Social media can be both a gift and a curse for pop artists, and while Chris Brown has received many gifts, Breezy's digital self has hit many a bumpy road — most notably with his Twitter account.

In 2009 he deleted his @mechanicaldummy account after he ranted against the music industry claiming he was blackballed in the aftermath of his assault on Rihanna. Then in 2011 he and Frank Ocean volleyed shots back and forth. And who could forget his foulmouthed Twitter tango with comedian and TV producer Jenny Johnson?

Despite all of the past digital drama, there is something about his 12.3 million Twitter followers that keeps bringing Brown back. "With me, it's just that everything I say is looked at under a microscope, so I gotta kinda pull back sometimes even if I wanna be funny, if I'm joking or if I'm just being myself," he told MTV News of his outlook on his social networking presence.

"I think if I'm promoting my album or showing people my artwork or showing them the positive stuff that I'm doing, that's all that's necessary," Brown continued. "I think my personal life is pretty much an open book as it is now, but I try to keep some sanity to who I am so I try to stay off of it as much as possible."

It's not just Twitter though.
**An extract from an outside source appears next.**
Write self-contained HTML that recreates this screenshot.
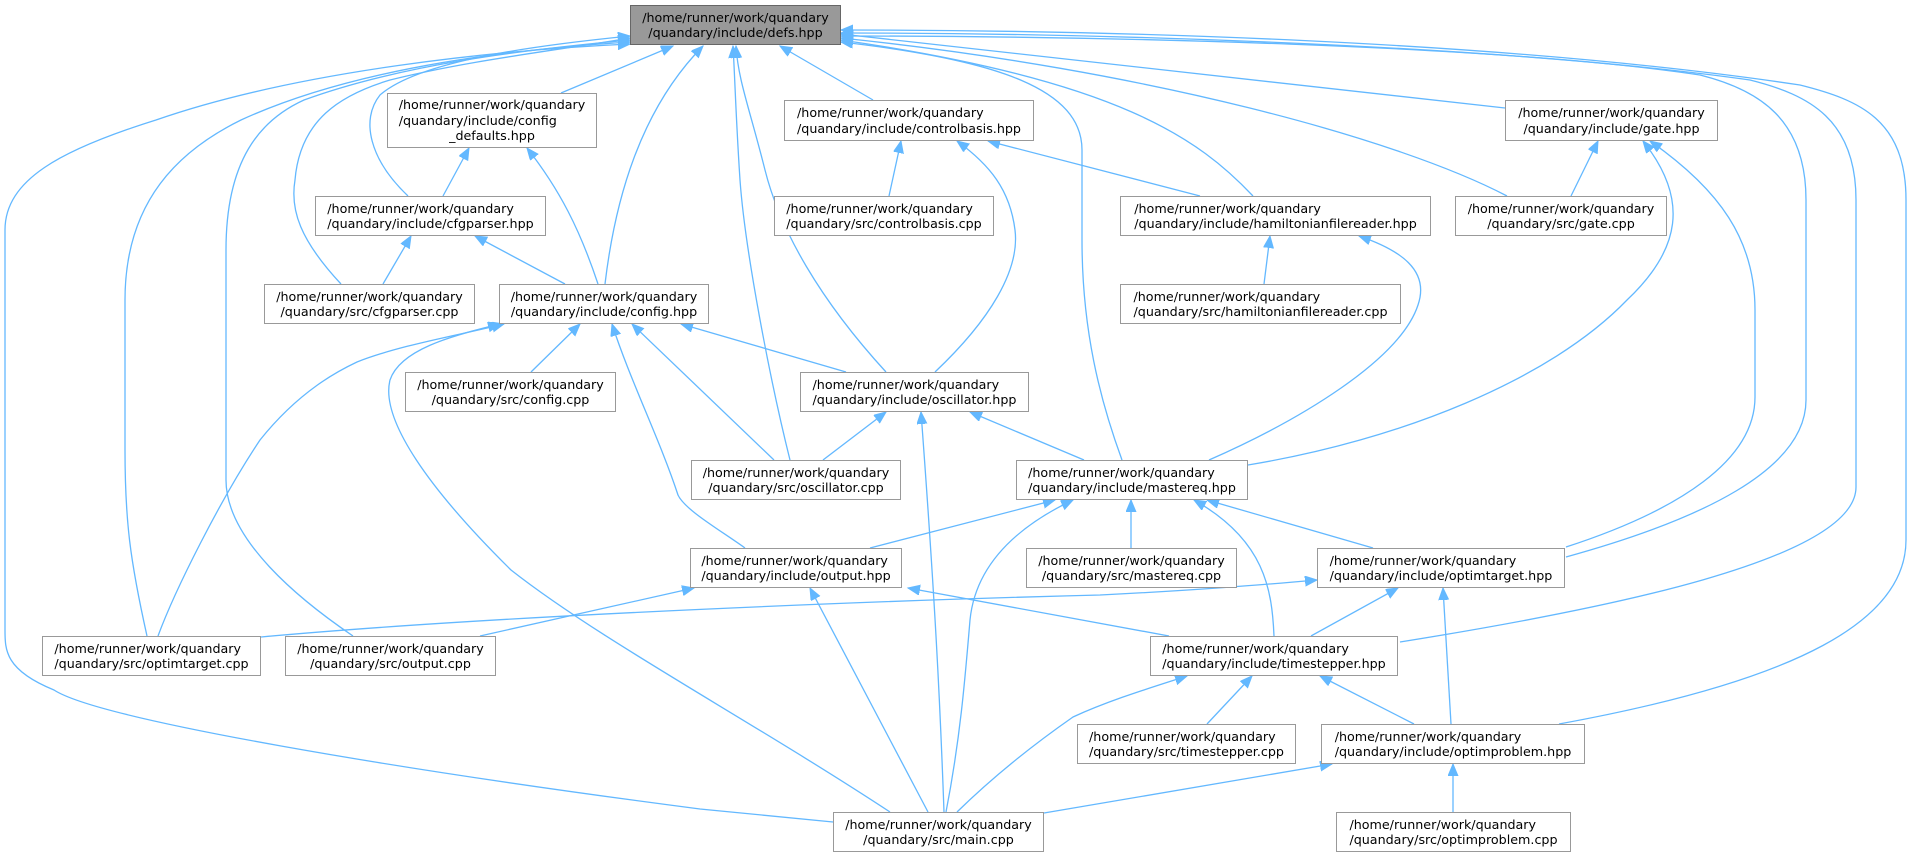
<!DOCTYPE html>
<html><head><meta charset="utf-8"><style>
html,body{margin:0;padding:0;background:#fff;}
#c{position:relative;width:1909px;height:857px;overflow:hidden;}
svg{position:absolute;left:0;top:0;}
.n{position:absolute;box-sizing:border-box;border:1.5px solid #999;background:#fff;display:flex;align-items:center;justify-content:center;font-family:"DejaVu Sans","Liberation Sans",sans-serif;font-size:12.7px;line-height:15.5px;color:#000;white-space:nowrap;}
.n>div{text-align:left;}
.n>div>span{display:block;}
.n>div>span:last-child{text-align:center;}
.d{background:#999;border-color:#666;}
</style></head><body><div id="c">
<svg width="1909" height="857" viewBox="0 0 1909 857">
<defs><marker id="a" markerUnits="userSpaceOnUse" markerWidth="14" markerHeight="12" refX="12" refY="5" orient="auto"><path d="M0,0 L12,5 L0,10 Z" fill="#63b8ff" stroke="#63b8ff"/></marker></defs>
<g fill="none" stroke="#63b8ff" stroke-width="1.3" marker-end="url(#a)">
<path d="M833,822 L700,809 C400,770 100,720 54,690 C5,670 5,650 5,630 L5,230 C5,180 60,150 156,120 C300,70 500,50 630,44"/>
<path d="M147,636 C130,560 125,520 125,450 L125,300 C125,200 180,150 241,120 C350,70 500,50 630,42"/>
<path d="M353,636 C300,600 226,540 226,480 L226,250 C226,160 260,120 304,100 C400,65 520,50 630,40"/>
<path d="M341,284 C300,240 290,210 295,180 C300,120 340,95 390,80 C470,60 560,50 630,38"/>
<path d="M408,196 C370,160 360,120 380,95 C420,60 540,45 630,36"/>
<path d="M561,93 L673,46"/>
<path d="M605,284 C615,200 640,110 703,46"/>
<path d="M790,460 C770,380 745,250 740,180 C736,120 735,80 733,46"/>
<path d="M886,372 C820,300 780,230 765,170 C750,110 738,80 736,46"/>
<path d="M873,100 L780,46"/>
<path d="M1122,460 C1100,400 1082,330 1082,240 L1082,150 C1082,90 1000,60 841,42"/>
<path d="M1253,196 C1200,140 1120,80 841,40"/>
<path d="M1507,196 C1400,140 1150,70 841,38"/>
<path d="M1505,108 L841,34"/>
<path d="M1566,557 C1700,520 1806,470 1806,400 L1806,200 C1806,120 1760,90 1700,75 C1500,45 1100,36 841,36"/>
<path d="M1400,642 C1600,610 1856,560 1856,487 L1856,200 C1856,120 1810,95 1750,80 C1500,45 1100,33 841,33"/>
<path d="M1559,724 C1800,680 1906,620 1906,540 L1906,200 C1906,120 1860,100 1800,85 C1500,40 1100,30 841,30"/>
<path d="M598,284 C580,230 560,190 527,148"/>
<path d="M443,196 L469,148"/>
<path d="M383,284 L411,236"/>
<path d="M565,284 L475,236"/>
<path d="M531,372 L580,324"/>
<path d="M158,636 C175,590 220,500 260,440 C300,390 340,370 357,362 C400,345 460,335 504,324"/>
<path d="M890,812 C750,720 600,640 511,570 C430,490 380,420 390,380 C400,350 450,336 500,324"/>
<path d="M745,548 C720,530 685,510 678,495 C660,440 630,380 612,324"/>
<path d="M774,460 L632,324"/>
<path d="M846,372 L681,324"/>
<path d="M889,196 L901,141"/>
<path d="M1200,196 L988,141"/>
<path d="M935,372 C990,320 1020,270 1015,230 C1010,190 990,165 957,141"/>
<path d="M1264,284 L1270,236"/>
<path d="M1209,460 C1300,420 1400,360 1418,305 C1430,270 1400,250 1359,236"/>
<path d="M1571,196 L1598,141"/>
<path d="M1248,465 C1400,440 1550,380 1627,300 C1680,250 1690,200 1643,141"/>
<path d="M1566,547 C1680,510 1755,460 1755,397 L1755,310 C1755,240 1720,190 1650,141"/>
<path d="M823,460 L886,412"/>
<path d="M944,812 C940,700 935,600 921,412"/>
<path d="M1084,460 L970,412"/>
<path d="M870,548 L1055,500"/>
<path d="M946,812 C960,740 965,680 970,620 C975,570 1010,530 1073,500"/>
<path d="M1131,548 L1131,500"/>
<path d="M1274,636 C1272,590 1265,540 1194,500"/>
<path d="M1373,548 L1207,500"/>
<path d="M480,636 L694,588"/>
<path d="M928,812 L810,588"/>
<path d="M1169,636 L908,588"/>
<path d="M261,637 C500,615 900,600 1100,595 C1200,590 1260,585 1317,580"/>
<path d="M1311,636 L1398,588"/>
<path d="M1451,724 L1443,588"/>
<path d="M1207,724 L1252,676"/>
<path d="M1414,724 L1320,676"/>
<path d="M957,812 C1000,770 1040,740 1073,717 C1110,700 1150,688 1187,676"/>
<path d="M1453,812 L1453,764"/>
<path d="M1044,813 L1332,764"/>
</g></svg>

<div class="n d" style="left:630px;top:5px;width:211px;height:40px"><div><span>/home/runner/work/quandary</span><span>/quandary/include/defs.hpp</span></div></div>
<div class="n" style="left:387px;top:93px;width:210px;height:55px"><div><span>/home/runner/work/quandary</span><span>/quandary/include/config</span><span>_defaults.hpp</span></div></div>
<div class="n" style="left:315px;top:196px;width:231px;height:40px"><div><span>/home/runner/work/quandary</span><span>/quandary/include/cfgparser.hpp</span></div></div>
<div class="n" style="left:264px;top:284px;width:211px;height:40px"><div><span>/home/runner/work/quandary</span><span>/quandary/src/cfgparser.cpp</span></div></div>
<div class="n" style="left:499px;top:284px;width:210px;height:40px"><div><span>/home/runner/work/quandary</span><span>/quandary/include/config.hpp</span></div></div>
<div class="n" style="left:405px;top:372px;width:211px;height:40px"><div><span>/home/runner/work/quandary</span><span>/quandary/src/config.cpp</span></div></div>
<div class="n" style="left:784px;top:100px;width:250px;height:41px"><div><span>/home/runner/work/quandary</span><span>/quandary/include/controlbasis.hpp</span></div></div>
<div class="n" style="left:774px;top:196px;width:220px;height:40px"><div><span>/home/runner/work/quandary</span><span>/quandary/src/controlbasis.cpp</span></div></div>
<div class="n" style="left:1120px;top:196px;width:311px;height:40px"><div><span>/home/runner/work/quandary</span><span>/quandary/include/hamiltonianfilereader.hpp</span></div></div>
<div class="n" style="left:1455px;top:196px;width:212px;height:40px"><div><span>/home/runner/work/quandary</span><span>/quandary/src/gate.cpp</span></div></div>
<div class="n" style="left:1505px;top:100px;width:213px;height:41px"><div><span>/home/runner/work/quandary</span><span>/quandary/include/gate.hpp</span></div></div>
<div class="n" style="left:1120px;top:284px;width:281px;height:40px"><div><span>/home/runner/work/quandary</span><span>/quandary/src/hamiltonianfilereader.cpp</span></div></div>
<div class="n" style="left:800px;top:372px;width:229px;height:40px"><div><span>/home/runner/work/quandary</span><span>/quandary/include/oscillator.hpp</span></div></div>
<div class="n" style="left:691px;top:460px;width:210px;height:40px"><div><span>/home/runner/work/quandary</span><span>/quandary/src/oscillator.cpp</span></div></div>
<div class="n" style="left:1016px;top:460px;width:232px;height:40px"><div><span>/home/runner/work/quandary</span><span>/quandary/include/mastereq.hpp</span></div></div>
<div class="n" style="left:690px;top:548px;width:212px;height:40px"><div><span>/home/runner/work/quandary</span><span>/quandary/include/output.hpp</span></div></div>
<div class="n" style="left:1026px;top:548px;width:211px;height:40px"><div><span>/home/runner/work/quandary</span><span>/quandary/src/mastereq.cpp</span></div></div>
<div class="n" style="left:1317px;top:548px;width:248px;height:40px"><div><span>/home/runner/work/quandary</span><span>/quandary/include/optimtarget.hpp</span></div></div>
<div class="n" style="left:42px;top:636px;width:219px;height:40px"><div><span>/home/runner/work/quandary</span><span>/quandary/src/optimtarget.cpp</span></div></div>
<div class="n" style="left:285px;top:636px;width:211px;height:40px"><div><span>/home/runner/work/quandary</span><span>/quandary/src/output.cpp</span></div></div>
<div class="n" style="left:1150px;top:636px;width:248px;height:40px"><div><span>/home/runner/work/quandary</span><span>/quandary/include/timestepper.hpp</span></div></div>
<div class="n" style="left:1077px;top:724px;width:219px;height:40px"><div><span>/home/runner/work/quandary</span><span>/quandary/src/timestepper.cpp</span></div></div>
<div class="n" style="left:1321px;top:724px;width:264px;height:40px"><div><span>/home/runner/work/quandary</span><span>/quandary/include/optimproblem.hpp</span></div></div>
<div class="n" style="left:833px;top:812px;width:211px;height:40px"><div><span>/home/runner/work/quandary</span><span>/quandary/src/main.cpp</span></div></div>
<div class="n" style="left:1336px;top:812px;width:235px;height:40px"><div><span>/home/runner/work/quandary</span><span>/quandary/src/optimproblem.cpp</span></div></div>
</div></body></html>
In January, Breezy chose to make his Instagram account private. "Social media takes away the essence of why we are even special or icons," Brown wrote on the picture-sharing network. "So with that, I'm detaching myself from that world."

Days before he privatized the Instagram account, Brown posted a drawing of Jesus Christ on a cross with the caption "Painting the way I feel today. Focus on what matters!"

On Monday, Breezy released "Fine China," the first single from his forthcoming album X, and he has been doing a ton of media interviews in support of it. For the most part, his Twitter feed has been strictly promotional, tweeting and retweeting anything that has to do with his single, its video and his upcoming album. It's his way of pulling back and avoiding the scrutiny that he often comes under.

"I give 'em what they need and not what they want," he said.